Active learning: Focusing human effort where it counts
In active learning, the AI model identifies data points it struggles to classify confidently. Instead of having humans label everything, the system requests human input only for the most challenging cases.
This targeted approach enhances learning efficiency and reduces the time and effort required to achieve high accuracy.
HITL strengthens AI performance by combining computational speed with human judgment, making systems more adaptable, explainable, and useful in real-world settings.
Primary benefits of human-in-the-loop to organizations
Organizations integrating artificial intelligence into their operations face a growing need for precision, responsibility, and adaptability. HITL adds human oversight to AI systems, strengthening their reliability and aligning their performance with real-world needs.
This collaborative approach delivers multiple benefits that extend beyond technical improvement:
Improved accuracy and reliability
AI systems often struggle with edge cases or incomplete data. HITL allows humans to step in, correct errors, and guide the model through uncertain outputs.
Subject matter experts can detect patterns or anomalies that AI might miss, adding contextual knowledge that improves long-term performance. Over time, this feedback loop helps models evolve and perform more consistently under varied conditions.
Ethical oversight and accountability
Automated systems can unintentionally produce biased or unfair results. Human-in-the-loop workflows give organizations the ability to pause, adjust, or override decisions when ethical concerns arise.
This level of control is especially important in high-stakes sectors such as hiring, lending, and healthcare. HITL supports clearer accountability. Organizations are able to document decisions, track interventions, and meet compliance requirements, including regulations like the EU AI Act.

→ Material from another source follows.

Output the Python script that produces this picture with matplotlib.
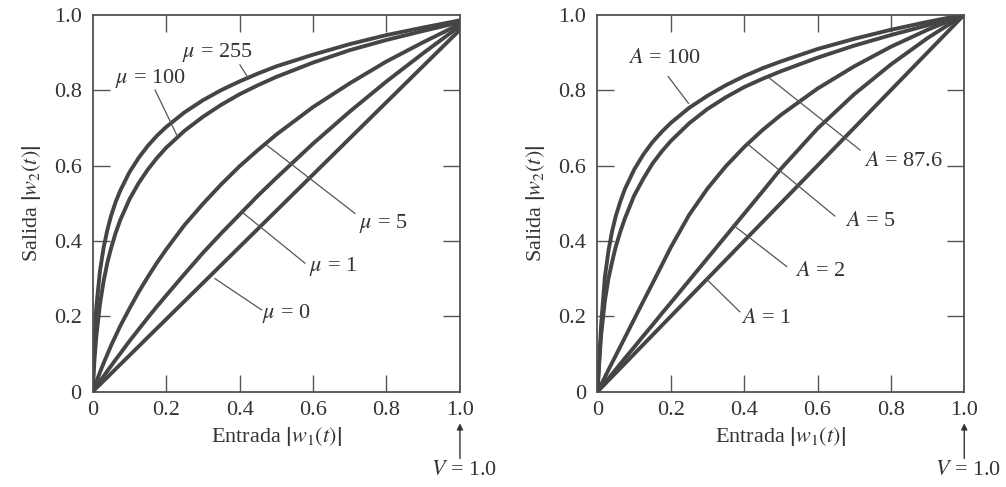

Greater transparency and explainability
Black-box models can leave stakeholders in the dark. HITL improves transparency by embedding human checks throughout the AI pipeline.
When humans participate in decision-making, they leave a record of actions and reasoning. This helps organizations explain how and why decisions were made, which is essential in regulated industries or customer-facing applications.
Reduced risk and developer burden
HITL reduces the likelihood of harmful or costly mistakes, particularly in applications where accuracy is critical. It also eases the pressure on developers to build perfect models upfront, allowing for continuous improvement through structured human feedback.
Together, these advantages make HITL an excellent tool for safer and accountable AI adoption.
Human-in-the-loop FAQs
Human-in-the-loop (HITL) raises important questions as more organizations adopt AI-assisted workflows:
Is HITL only useful during training?
No. While HITL plays a key role during model training, it also supports real-time monitoring in production environments. Humans can intervene during deployment when the system encounters unfamiliar or high-risk scenarios.
Does HITL slow down automation?
Not necessarily. HITL can actually accelerate development cycles by identifying issues early and minimizing rework. Strategic human input helps models learn more efficiently and reduces the likelihood of costly errors in the future.
Can HITL be scaled across large datasets?
Yes. Many organizations use a tiered HITL system, combining automation for routine tasks and human review for edge cases. This hybrid model strikes a balance between scalability and precision.
As AI adoption grows, understanding HITL helps teams build systems that are not only fast and efficient but also accountable and aligned with business goals.